Je suis, en même temps que la cure d’eau, une cure d’exercice. Cela se passe dans le petit bois de sapins, non loin de l’étang. Une vingtaine d’amateurs, presque tous assez laids et presque difformes : des médecins, un fabricant de bonbons, un colonel en retraite, deux bijoutiers juifs... Ces gros hommes vieillis sautent, dansent, obéissent comme au collège ou à la caserne. Aux instants de repos, ils se donnent de petites tapes dans le dos, parlent des acteurs de la comédie française... Les médecins sont attendrissants (j’entends les médecins qui viennent se soigner), avec une douceur, une bonne volonté, un air désarmé et presque timide, qui gagnent le coeur.

Nous nous promenons. Je ne déteste pas Vittel, beaucoup plus tranquille que Vichy. Il faut faire 10 kms pour trouver la campagne, hors de Vichy. A Vittel, elle est là, pas très belle, agréable (non, cela n’a rien à voir avec Varennes), agréable pourtant. Nous sommes allés hier à Epinal, où j’ai revu le beau Duménil de la Tour (la femme en rouge qui se penche sur un prisonnier), mais où je n’ai pas trouvé de vieilles images. - La semaine dernière, à Sion, plus beau que je ne pensais, mais à l’opposé du génie de Barrès.

Et puis j’ai perdu 50F à la boule. C'est, à côté de la roulette, un jeu vulgaire.

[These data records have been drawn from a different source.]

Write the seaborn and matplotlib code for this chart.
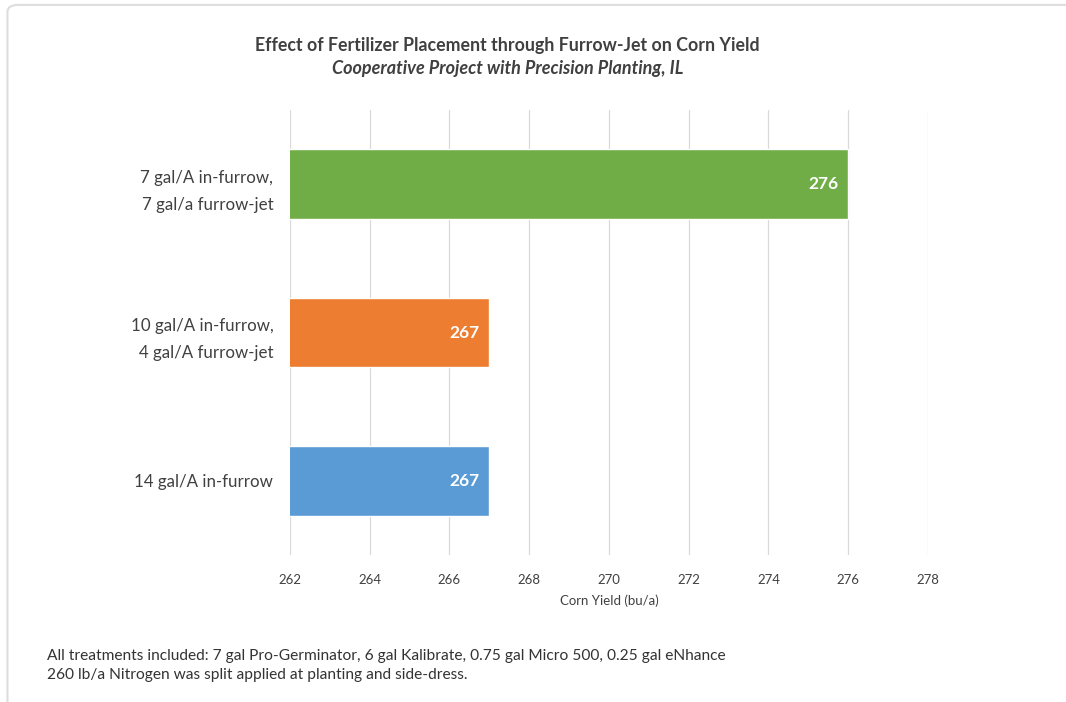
import matplotlib
matplotlib.use("Agg")
import matplotlib.pyplot as plt
import seaborn as sns
import pandas as pd
from matplotlib.patches import FancyBboxPatch

categories = ["7 gal/A in-furrow,\n7 gal/a furrow-jet",
              "10 gal/A in-furrow,\n4 gal/A furrow-jet",
              "14 gal/A in-furrow"]
yields = [276, 267, 267]
colors = ["#70AD47", "#ED7D31", "#5B9BD5"]
xticks = [262, 264, 266, 268, 270, 272, 274, 276, 278]

sns.set_theme(style="white")
plt.rcParams['font.family'] = ['Lato', 'DejaVu Sans']

df = pd.DataFrame({"cat": categories, "yield": yields})

fig = plt.figure(figsize=(10.66, 7.02), dpi=100)
# card border
fig.patches.append(FancyBboxPatch((0.007, -0.05), 1.2, 1.043, boxstyle="round,pad=0,rounding_size=0.01",
                                  transform=fig.transFigure, fill=False, edgecolor="#dddddd", linewidth=1.5))
ax = fig.add_axes([0.272, 0.2094, 0.5985, 0.6339])

sns.barplot(data=df, x="yield", y="cat", hue="cat", palette=colors, orient="h",
            width=0.47, saturation=1, legend=False, ax=ax, zorder=3)
ax.set_xlim(262, 278)
ax.set_ylim(2.5, -0.5)
ax.set_xticks(xticks)
ax.set_xticklabels([str(t) for t in xticks], fontsize=9.5, color="#404040")
ax.tick_params(axis="x", length=0, pad=14)
ax.tick_params(axis="y", length=0, pad=12)
for lab in ax.get_yticklabels():
    lab.set_fontsize(12.2)
    lab.set_color("#404040")
    lab.set_horizontalalignment("right")
    lab.set_linespacing(1.85)
ax.grid(axis="x", color="#d9d9d9", linewidth=0.9, zorder=0)
ax.grid(axis="y", visible=False)
for s in ax.spines.values():
    s.set_visible(False)
ax.set_ylabel("")
ax.set_xlabel("Corn Yield (bu/a)", fontsize=9.5, color="#404040", labelpad=6)

for p, v in zip(ax.patches, yields):
    ax.text(p.get_x() + p.get_width() - 0.25, p.get_y() + p.get_height() / 2, str(v),
            ha="right", va="center", color="white", fontsize=12.5, fontweight="bold", zorder=4)

fig.text(0.476, 0.935, "Effect of Fertilizer Placement through Furrow-Jet on Corn Yield",
         ha="center", va="center", fontsize=12.8, fontweight="bold", color="#404040")
fig.text(0.476, 0.902, "Cooperative Project with Precision Planting, IL",
         ha="center", va="center", fontsize=13, fontweight="bold", style="italic", color="#404040")

fig.text(0.044, 0.066, "All treatments included: 7 gal Pro-Germinator, 6 gal Kalibrate, 0.75 gal Micro 500, 0.25 gal eNhance",
         ha="left", va="center", fontsize=11.2, color="#333333")
fig.text(0.044, 0.039, "260 lb/a Nitrogen was split applied at planting and side-dress.",
         ha="left", va="center", fontsize=11.2, color="#333333")

fig.savefig("out.png", dpi=100, facecolor="white")
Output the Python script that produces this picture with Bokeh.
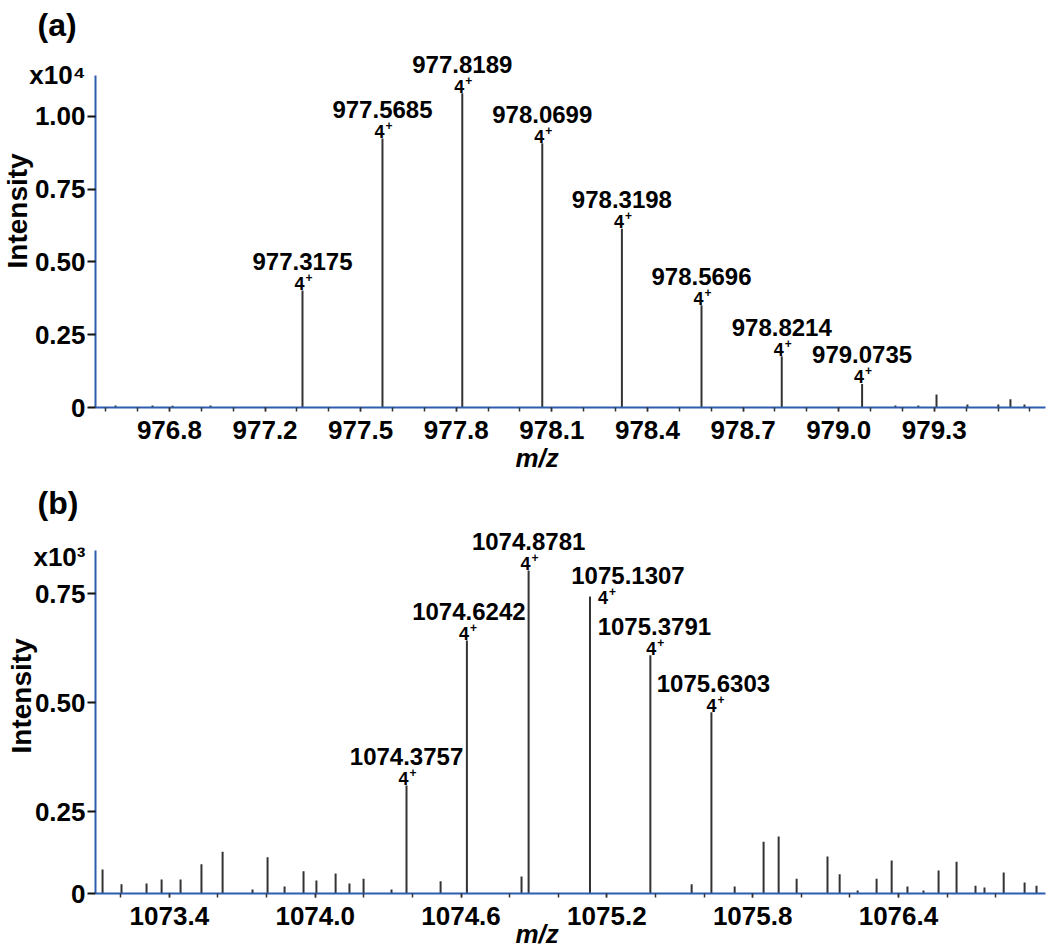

Avec tout cela, cures et promenades, il est difficile de travailler. Mon plus grand plaisir (je ne sais si je dois m’en excuser) est de relire – mais non, je ne l’avais jamais vraiment lu – de lire le Jugurtha de Salluste. Il me semble que c’est la plus belle prose après Tacite, et c’est plus intellignent. J'ai toujours préféré le latin au grec ; je commence à y apporter une sorte de passion.

Je lis aussi Romains, hélas, et songe à une chronique ; - et les nouvelles d’Espagne, avec colère, avec stupeur.

Nous resterons ici jusqu’au 1er septembre ; puis nous irons à Cusset (du 4 au 20)

J'attends avec impatience ta réhabilitation d’une rhétorique.